EZB wird die Turbulenzen im US-Bankenwesen ignorieren und die Zinsen um 50 Basispunkte erhöhen

von , 15.03.2023, 01:10 Uhr

Marktkommentar von Tomasz Wieladek, Chefvolkswirt für Europa bei T. Rowe Price. Trotz der Marktturbulenzen im Zusammenhang mit dem Zusammenbruch der SVB halte ich es für wahrscheinlich, dass auf der EZB-Sitzung in dieser Woche eine Anhebung um 50 Basispunkte angekündigt wird. Die Gründe dafür sind folgende:

Erstens haben die Daten zur Kerninflation nach dem Verbraucherpreisindex deutlich nach oben überrascht. Viele Beobachter gehen nun davon aus, dass die Kerninflation auf dem derzeitigen Niveau verharrt, und einige sind der Meinung, dass sie noch vor dem Sommer 6 % erreichen könnte, woraufhin die VPI-Inflation wahrscheinlich nach unten drehen wird. Diese erhöhten Spot-Inflationsdaten werden die EZB trotz der derzeitigen Marktinstabilität in einer restriktiven Haltung halten.

50 Basispunkte sind ein wichtiges Signal für die Märkte

Es gibt auch wichtige Gründe für die Finanzstabilität, warum die EZB diese Woche an einer Anhebung um 50 Basispunkte festhalten sollte. Präsidentin Lagarde stellte zwar klar, dass die „Absicht“, die Zinsen um 50 Basispunkte anzuheben, keine Vorfestlegung sei, betonte aber auch, dass es ein extremes Szenario erfordern würde, damit die EZB dieser Absicht nicht nachkäme.

Wenn die EZB die Zinsen um 25 Basispunkte anhebt, wäre dies ein Signal an die Finanzmärkte, dass die Banken im Euroraum für ähnliche Risiken anfällig sein könnten wie das US-Bankensystem. Die EZB muss sich an ihr zuvor kommuniziertes Drehbuch halten, wenn sie den Markt nicht verschrecken will.

Marktkommentar zur anstehenden Sitzung der EZB von Tomasz Wieladek, Chefvolkswirt für Europa bei T. Rowe Price
Marktkommentar zur anstehenden Sitzung der EZB von Tomasz Wieladek, Chefvolkswirt für Europa bei T. Rowe Price

Die Aussichten für den Euroraum haben sich jedoch verschoben

Wie so oft gibt es viele komplizierende Faktoren, wenn wir in die Zukunft blicken. Die mittelfristigen Inflationserwartungen sind von 3 % auf 2,5 % gesunken, was die Ansicht der Befürworter stützen wird, dass die Geldpolitik bereits straff genug ist.

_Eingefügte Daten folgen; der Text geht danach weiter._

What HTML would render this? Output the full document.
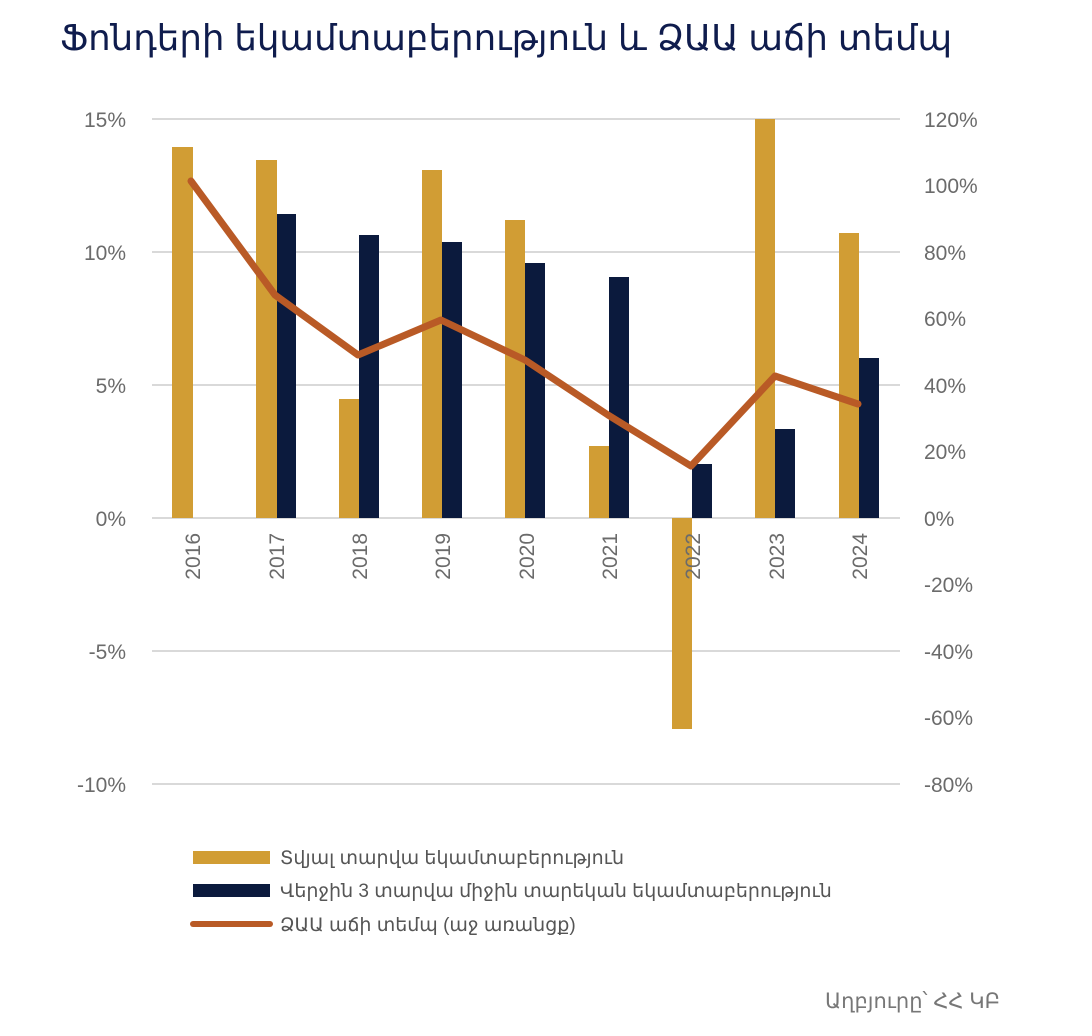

Was die Haushalte im Euroraum betrifft, so ist das makrofinanzielle Ökosystem bereits etwas unter Druck geraten. Die Kreditnachfrage und die Kreditkonditionen für Unternehmen haben sich jedoch nicht annähernd so stark verschlechtert wie in früheren Abschwüngen.

Schließlich könnte jede Ansteckung der SVB auf das europäische Bankensystem zu einer Kreditklemme führen, welche die Wirtschaft in eine Rezession stürzen würde. Und schließlich besteht das Risiko eines weiteren Anstiegs der Gaspreise im Sommer, wenn die Länder normalerweise ihre Lager für den Winter auffüllen. Diese Faktoren bedeuten, dass sich die EZB meiner Meinung nach in Bezug auf ihre künftige geldpolitische Ausrichtung deutlich vager ausdrücken wird – sie könnte sogar sagen, dass sie zu einem datengesteuerten Ansatz übergeht (um eine Anleihe aus der Fed-Sprache zu nehmen).